__Goal of the exercise__.
Your task is to copy the listing exactly, with the pictures left out.

__Dataset section__.
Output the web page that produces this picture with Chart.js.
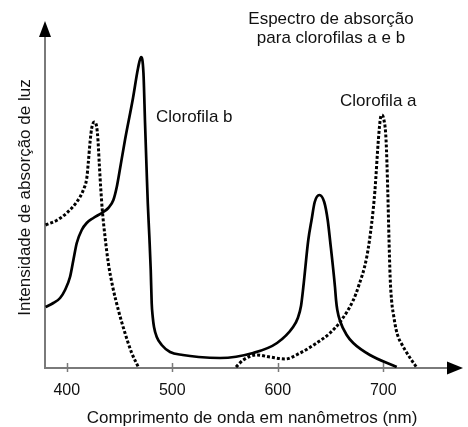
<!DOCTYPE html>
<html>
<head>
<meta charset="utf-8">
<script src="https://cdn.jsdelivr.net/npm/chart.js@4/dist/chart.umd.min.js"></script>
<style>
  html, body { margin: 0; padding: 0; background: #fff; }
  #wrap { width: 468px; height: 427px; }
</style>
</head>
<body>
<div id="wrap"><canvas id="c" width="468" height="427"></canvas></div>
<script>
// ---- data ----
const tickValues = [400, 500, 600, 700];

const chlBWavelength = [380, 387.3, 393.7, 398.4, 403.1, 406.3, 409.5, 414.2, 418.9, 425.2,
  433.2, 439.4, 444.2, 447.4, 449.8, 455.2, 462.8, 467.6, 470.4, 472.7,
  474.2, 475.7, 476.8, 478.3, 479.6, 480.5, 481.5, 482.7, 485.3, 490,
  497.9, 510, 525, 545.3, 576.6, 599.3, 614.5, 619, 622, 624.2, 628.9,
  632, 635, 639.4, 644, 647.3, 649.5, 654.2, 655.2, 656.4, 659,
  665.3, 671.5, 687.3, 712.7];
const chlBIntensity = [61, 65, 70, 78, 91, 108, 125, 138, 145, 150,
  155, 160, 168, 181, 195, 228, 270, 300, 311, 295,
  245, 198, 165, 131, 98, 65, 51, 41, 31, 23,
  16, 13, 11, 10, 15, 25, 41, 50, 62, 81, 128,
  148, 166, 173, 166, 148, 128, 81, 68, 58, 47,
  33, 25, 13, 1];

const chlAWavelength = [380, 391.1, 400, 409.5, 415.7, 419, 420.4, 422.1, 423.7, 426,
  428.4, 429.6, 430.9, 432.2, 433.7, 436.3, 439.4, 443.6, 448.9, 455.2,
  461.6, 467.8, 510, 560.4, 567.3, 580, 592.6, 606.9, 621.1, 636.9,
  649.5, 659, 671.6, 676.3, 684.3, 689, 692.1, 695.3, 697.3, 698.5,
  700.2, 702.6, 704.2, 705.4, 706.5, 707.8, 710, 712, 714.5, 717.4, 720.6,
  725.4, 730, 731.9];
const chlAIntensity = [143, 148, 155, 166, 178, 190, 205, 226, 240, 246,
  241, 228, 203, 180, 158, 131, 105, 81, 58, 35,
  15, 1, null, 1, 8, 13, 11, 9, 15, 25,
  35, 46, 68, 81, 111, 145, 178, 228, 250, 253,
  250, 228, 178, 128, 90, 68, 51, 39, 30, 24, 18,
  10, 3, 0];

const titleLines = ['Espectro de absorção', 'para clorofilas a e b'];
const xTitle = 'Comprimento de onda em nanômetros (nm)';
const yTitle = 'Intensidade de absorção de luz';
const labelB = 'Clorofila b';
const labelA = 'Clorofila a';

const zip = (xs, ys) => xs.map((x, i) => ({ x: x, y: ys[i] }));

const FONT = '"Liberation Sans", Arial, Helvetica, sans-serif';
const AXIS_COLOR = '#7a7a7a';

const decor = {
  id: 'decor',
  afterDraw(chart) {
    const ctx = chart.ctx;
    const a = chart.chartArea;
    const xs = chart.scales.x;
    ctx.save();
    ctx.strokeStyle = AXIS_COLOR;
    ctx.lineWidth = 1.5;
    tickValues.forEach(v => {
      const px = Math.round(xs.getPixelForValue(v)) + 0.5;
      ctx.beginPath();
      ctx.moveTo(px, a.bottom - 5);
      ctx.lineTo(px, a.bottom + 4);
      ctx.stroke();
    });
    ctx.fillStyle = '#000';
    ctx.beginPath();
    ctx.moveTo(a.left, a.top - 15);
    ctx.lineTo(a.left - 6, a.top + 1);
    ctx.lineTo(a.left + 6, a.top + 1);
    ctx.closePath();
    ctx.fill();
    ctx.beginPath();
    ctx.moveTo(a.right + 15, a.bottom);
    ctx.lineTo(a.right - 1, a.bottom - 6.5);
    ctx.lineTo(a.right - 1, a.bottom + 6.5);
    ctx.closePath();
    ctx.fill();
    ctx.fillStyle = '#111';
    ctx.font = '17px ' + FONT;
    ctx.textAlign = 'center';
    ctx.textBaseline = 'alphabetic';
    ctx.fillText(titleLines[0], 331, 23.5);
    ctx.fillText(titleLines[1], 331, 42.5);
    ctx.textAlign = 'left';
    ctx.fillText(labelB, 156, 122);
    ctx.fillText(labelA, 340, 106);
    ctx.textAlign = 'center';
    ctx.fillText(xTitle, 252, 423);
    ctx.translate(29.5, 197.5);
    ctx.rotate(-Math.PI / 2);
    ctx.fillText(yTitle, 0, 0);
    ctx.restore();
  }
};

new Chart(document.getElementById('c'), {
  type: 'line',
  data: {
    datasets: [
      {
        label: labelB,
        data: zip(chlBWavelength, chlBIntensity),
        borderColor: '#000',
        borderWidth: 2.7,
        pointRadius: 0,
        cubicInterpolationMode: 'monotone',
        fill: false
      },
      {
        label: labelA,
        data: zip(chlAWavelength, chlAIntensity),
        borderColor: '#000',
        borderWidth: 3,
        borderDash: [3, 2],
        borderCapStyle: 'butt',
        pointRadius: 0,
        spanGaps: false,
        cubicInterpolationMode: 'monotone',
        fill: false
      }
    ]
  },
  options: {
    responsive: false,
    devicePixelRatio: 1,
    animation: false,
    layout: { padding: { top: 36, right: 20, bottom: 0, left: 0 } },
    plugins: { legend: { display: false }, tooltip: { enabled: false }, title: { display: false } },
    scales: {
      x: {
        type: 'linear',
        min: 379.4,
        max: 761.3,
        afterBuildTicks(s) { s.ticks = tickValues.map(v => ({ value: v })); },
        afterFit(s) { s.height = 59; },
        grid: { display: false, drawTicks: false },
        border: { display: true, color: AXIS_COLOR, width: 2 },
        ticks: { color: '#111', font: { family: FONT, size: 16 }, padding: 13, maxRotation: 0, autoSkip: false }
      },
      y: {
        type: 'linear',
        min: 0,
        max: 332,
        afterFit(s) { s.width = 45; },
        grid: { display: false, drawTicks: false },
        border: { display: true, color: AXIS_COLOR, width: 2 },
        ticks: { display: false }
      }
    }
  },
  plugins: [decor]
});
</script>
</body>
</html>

__Output__.
Output the web page that produces this picture with Chart.js.
<!DOCTYPE html>
<html>
<head>
<meta charset="utf-8">
<script src="https://cdn.jsdelivr.net/npm/chart.js@4/dist/chart.umd.min.js"></script>
<style>
  html, body { margin: 0; padding: 0; background: #fff; }
  #wrap { width: 468px; height: 427px; }
</style>
</head>
<body>
<div id="wrap"><canvas id="c" width="468" height="427"></canvas></div>
<script>
// ---- data ----
const tickValues = [400, 500, 600, 700];

const chlBWavelength = [380, 387.3, 393.7, 398.4, 403.1, 406.3, 409.5, 414.2, 418.9, 425.2,
  433.2, 439.4, 444.2, 447.4, 449.8, 455.2, 462.8, 467.6, 470.4, 472.7,
  474.2, 475.7, 476.8, 478.3, 479.6, 480.5, 481.5, 482.7, 485.3, 490,
  497.9, 510, 525, 545.3, 576.6, 599.3, 614.5, 619, 622, 624.2, 628.9,
  632, 635, 639.4, 644, 647.3, 649.5, 654.2, 655.2, 656.4, 659,
  665.3, 671.5, 687.3, 712.7];
const chlBIntensity = [61, 65, 70, 78, 91, 108, 125, 138, 145, 150,
  155, 160, 168, 181, 195, 228, 270, 300, 311, 295,
  245, 198, 165, 131, 98, 65, 51, 41, 31, 23,
  16, 13, 11, 10, 15, 25, 41, 50, 62, 81, 128,
  148, 166, 173, 166, 148, 128, 81, 68, 58, 47,
  33, 25, 13, 1];

const chlAWavelength = [380, 391.1, 400, 409.5, 415.7, 419, 420.4, 422.1, 423.7, 426,
  428.4, 429.6, 430.9, 432.2, 433.7, 436.3, 439.4, 443.6, 448.9, 455.2,
  461.6, 467.8, 510, 560.4, 567.3, 580, 592.6, 606.9, 621.1, 636.9,
  649.5, 659, 671.6, 676.3, 684.3, 689, 692.1, 695.3, 697.3, 698.5,
  700.2, 702.6, 704.2, 705.4, 706.5, 707.8, 710, 712, 714.5, 717.4, 720.6,
  725.4, 730, 731.9];
const chlAIntensity = [143, 148, 155, 166, 178, 190, 205, 226, 240, 246,
  241, 228, 203, 180, 158, 131, 105, 81, 58, 35,
  15, 1, null, 1, 8, 13, 11, 9, 15, 25,
  35, 46, 68, 81, 111, 145, 178, 228, 250, 253,
  250, 228, 178, 128, 90, 68, 51, 39, 30, 24, 18,
  10, 3, 0];

const titleLines = ['Espectro de absorção', 'para clorofilas a e b'];
const xTitle = 'Comprimento de onda em nanômetros (nm)';
const yTitle = 'Intensidade de absorção de luz';
const labelB = 'Clorofila b';
const labelA = 'Clorofila a';

const zip = (xs, ys) => xs.map((x, i) => ({ x: x, y: ys[i] }));

const FONT = '"Liberation Sans", Arial, Helvetica, sans-serif';
const AXIS_COLOR = '#7a7a7a';

const decor = {
  id: 'decor',
  afterDraw(chart) {
    const ctx = chart.ctx;
    const a = chart.chartArea;
    const xs = chart.scales.x;
    ctx.save();
    ctx.strokeStyle = AXIS_COLOR;
    ctx.lineWidth = 1.5;
    tickValues.forEach(v => {
      const px = Math.round(xs.getPixelForValue(v)) + 0.5;
      ctx.beginPath();
      ctx.moveTo(px, a.bottom - 5);
      ctx.lineTo(px, a.bottom + 4);
      ctx.stroke();
    });
    ctx.fillStyle = '#000';
    ctx.beginPath();
    ctx.moveTo(a.left, a.top - 15);
    ctx.lineTo(a.left - 6, a.top + 1);
    ctx.lineTo(a.left + 6, a.top + 1);
    ctx.closePath();
    ctx.fill();
    ctx.beginPath();
    ctx.moveTo(a.right + 15, a.bottom);
    ctx.lineTo(a.right - 1, a.bottom - 6.5);
    ctx.lineTo(a.right - 1, a.bottom + 6.5);
    ctx.closePath();
    ctx.fill();
    ctx.fillStyle = '#111';
    ctx.font = '17px ' + FONT;
    ctx.textAlign = 'center';
    ctx.textBaseline = 'alphabetic';
    ctx.fillText(titleLines[0], 331, 23.5);
    ctx.fillText(titleLines[1], 331, 42.5);
    ctx.textAlign = 'left';
    ctx.fillText(labelB, 156, 122);
    ctx.fillText(labelA, 340, 106);
    ctx.textAlign = 'center';
    ctx.fillText(xTitle, 252, 423);
    ctx.translate(29.5, 197.5);
    ctx.rotate(-Math.PI / 2);
    ctx.fillText(yTitle, 0, 0);
    ctx.restore();
  }
};

new Chart(document.getElementById('c'), {
  type: 'line',
  data: {
    datasets: [
      {
        label: labelB,
        data: zip(chlBWavelength, chlBIntensity),
        borderColor: '#000',
        borderWidth: 2.7,
        pointRadius: 0,
        cubicInterpolationMode: 'monotone',
        fill: false
      },
      {
        label: labelA,
        data: zip(chlAWavelength, chlAIntensity),
        borderColor: '#000',
        borderWidth: 3,
        borderDash: [3, 2],
        borderCapStyle: 'butt',
        pointRadius: 0,
        spanGaps: false,
        cubicInterpolationMode: 'monotone',
        fill: false
      }
    ]
  },
  options: {
    responsive: false,
    devicePixelRatio: 1,
    animation: false,
    layout: { padding: { top: 36, right: 20, bottom: 0, left: 0 } },
    plugins: { legend: { display: false }, tooltip: { enabled: false }, title: { display: false } },
    scales: {
      x: {
        type: 'linear',
        min: 379.4,
        max: 761.3,
        afterBuildTicks(s) { s.ticks = tickValues.map(v => ({ value: v })); },
        afterFit(s) { s.height = 59; },
        grid: { display: false, drawTicks: false },
        border: { display: true, color: AXIS_COLOR, width: 2 },
        ticks: { color: '#111', font: { family: FONT, size: 16 }, padding: 13, maxRotation: 0, autoSkip: false }
      },
      y: {
        type: 'linear',
        min: 0,
        max: 332,
        afterFit(s) { s.width = 45; },
        grid: { display: false, drawTicks: false },
        border: { display: true, color: AXIS_COLOR, width: 2 },
        ticks: { display: false }
      }
    }
  },
  plugins: [decor]
});
</script>
</body>
</html>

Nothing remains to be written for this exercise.